Working on the projects, he says, was “a lot of pressure, but also creatively energising”. The Priest was a mystery thriller, Marakkar… with Mohanlal in the lead, is a period film. Rahul had to navigate two very different soundscapes, juggling between cinematic scenarios. “It was challenging, but fun,” he says.
In 2019, Rahul returned to India after completing a postgraduate degree in scoring for films from the Valencia (Spain) campus of The Berklee College of Music, the composer adds that he has been looking at film music differently since.
“Film music should not stand out. It should blend in seamlessly and be a tool that aids in story telling. If you ask me what my greatest takeaway from Berklee was, I would say that it taught me to work in tandem with the team,” he says, adding, “It is not about how great a musician you are.
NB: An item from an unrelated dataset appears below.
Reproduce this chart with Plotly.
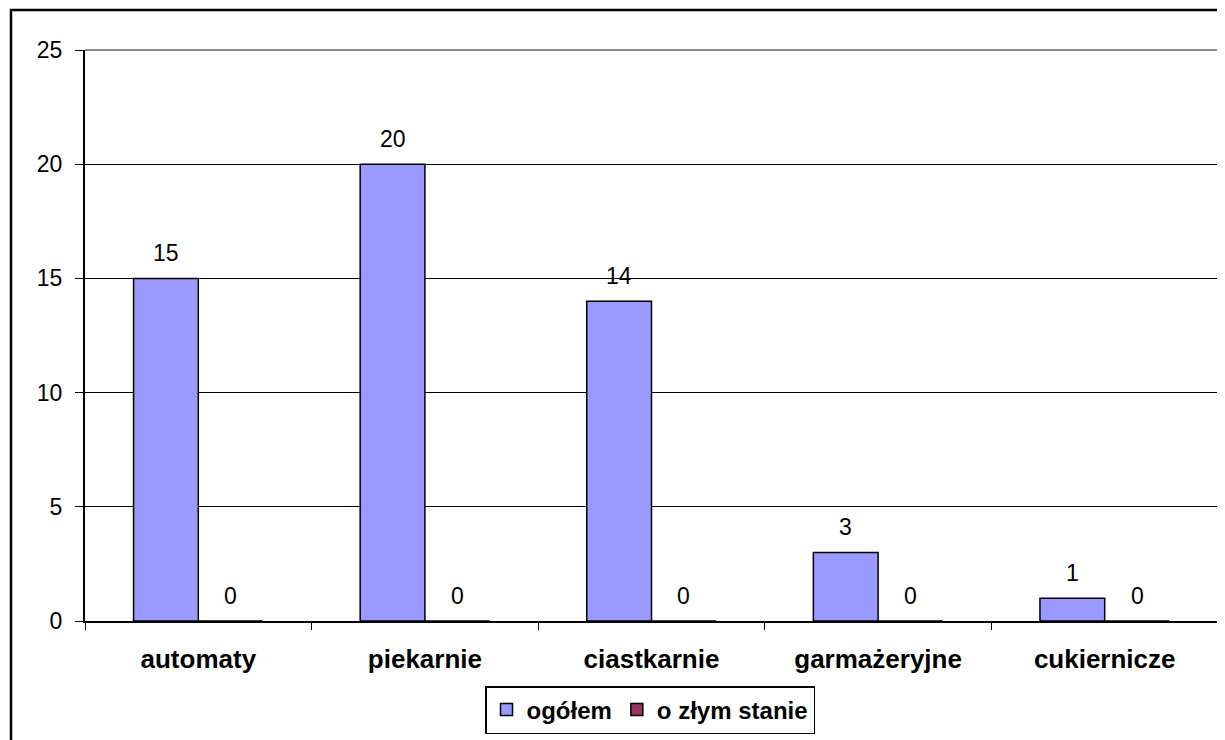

If you want to be a composer for films, you have to be a filmmaker at heart. So, we work as one team to create the mood of the film.”
A break from career to study
Rahul opted to study at a time when he was flush with projects. “Taking a year’s break was definitely a risk, especially for someone like me who was already established in the industry. But when one is passionate about something, one just has to do it,” he says.
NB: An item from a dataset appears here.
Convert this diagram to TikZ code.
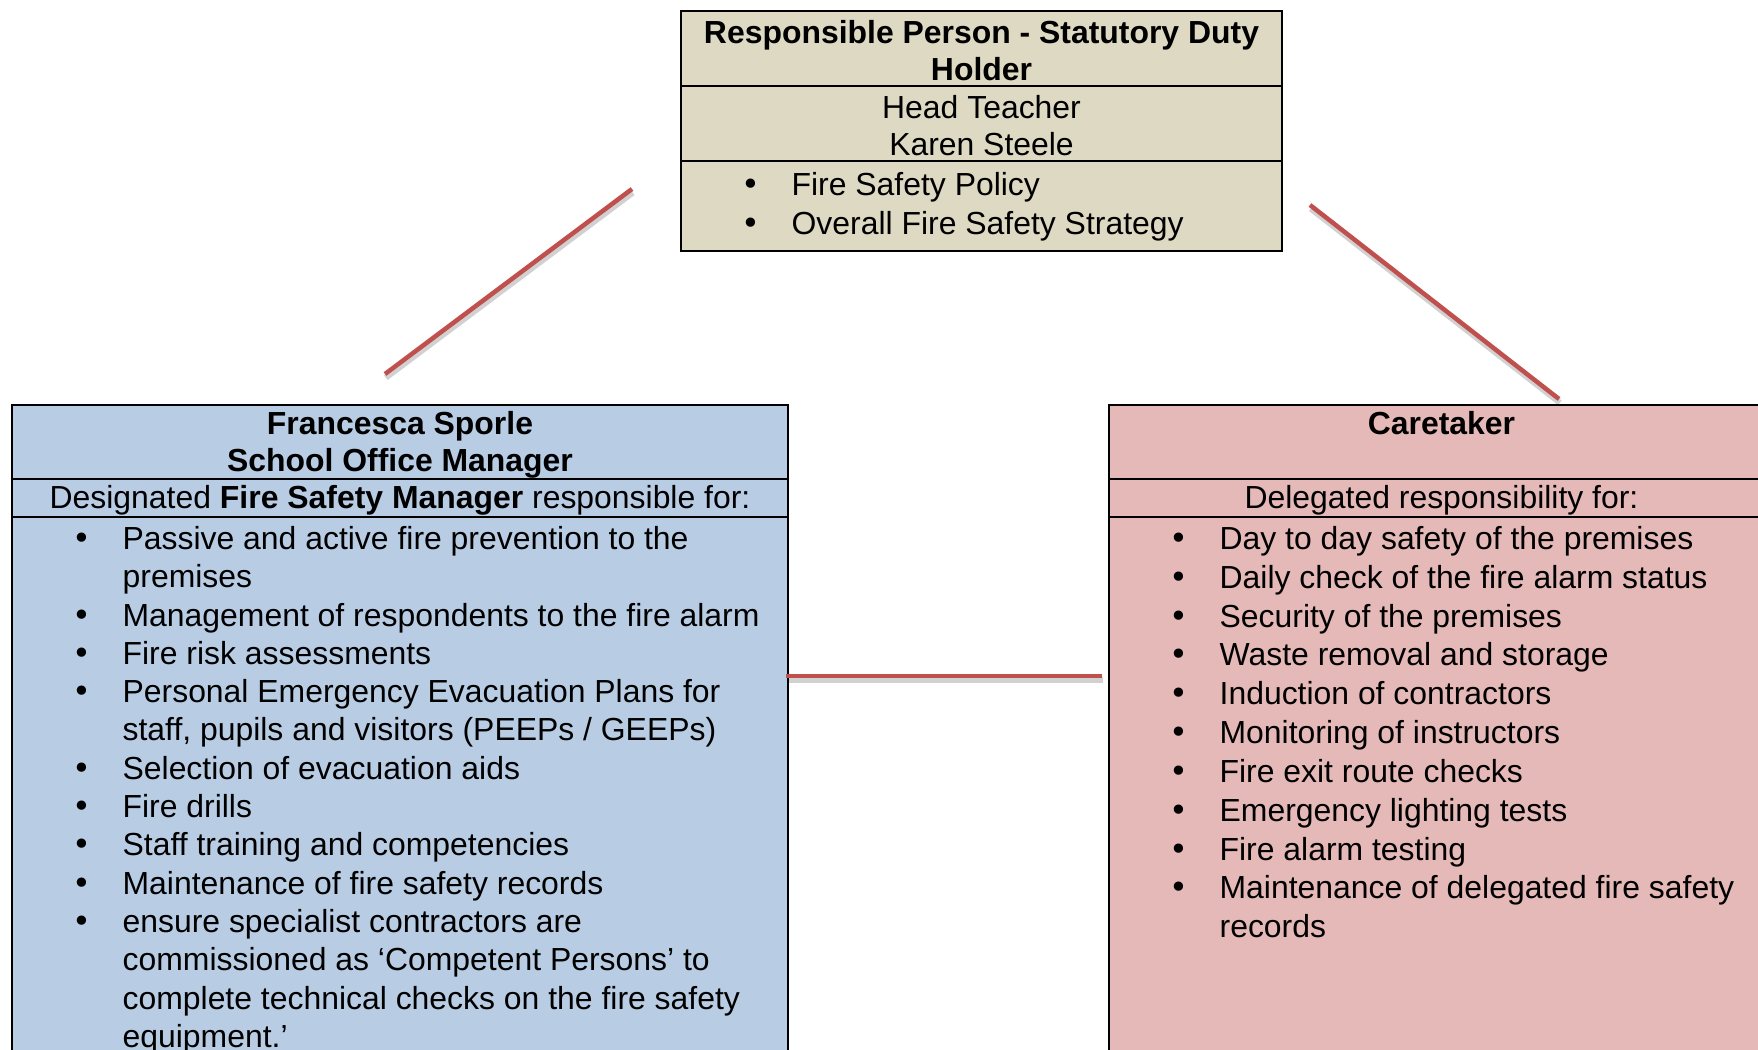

The song ‘Neelambale’ from The Priest has been garnering praise not just for its melody, but also for bringing back singer Sujatha Mohan. “For a song with such positive vibes, I wanted a voice with a vintage feel. The song was tailor-made for Sujatha and when she lent her voice, it evolved to a whole new level,” he says. Music for The Priest, which helped create an experience of the film, was very well received.
Working for Marakkar… which is slated for release in May, needed a well-researched approach. A period film set in Malabar, the easiest would have been to give a regional flavour; however, “(director) Priyadarshan Sir was clear he was making a global movie — something reminiscent of the golden age of Hollywood films such as Ben-Hur or 10 Commandments.” Rahul says.
Rahul’s international exposure thus came in handy. He had composed, orchestrated and conducted a 52-piece London Orchestra at the celebrated AIR Studios, London. “Marakkar’s music had to have a global resonance,” he says, remarking that the “team effort” which went into the film’s composition and sound design “would pay off”. He is currently scoring music for B Unnikrishnan’s Mohanlal-starrer Aarattu.
The composer made his début 14 years ago with Mohanlal-starrer Chotta Mumbai, and has given a handful of melodies to cherish like ‘Pularumo’ in Ritu to ‘Hemanthamen’ in Kohinoor. He, however, feels his career has just started. He says, “I have a lot to offer. Every day is a new beginning.”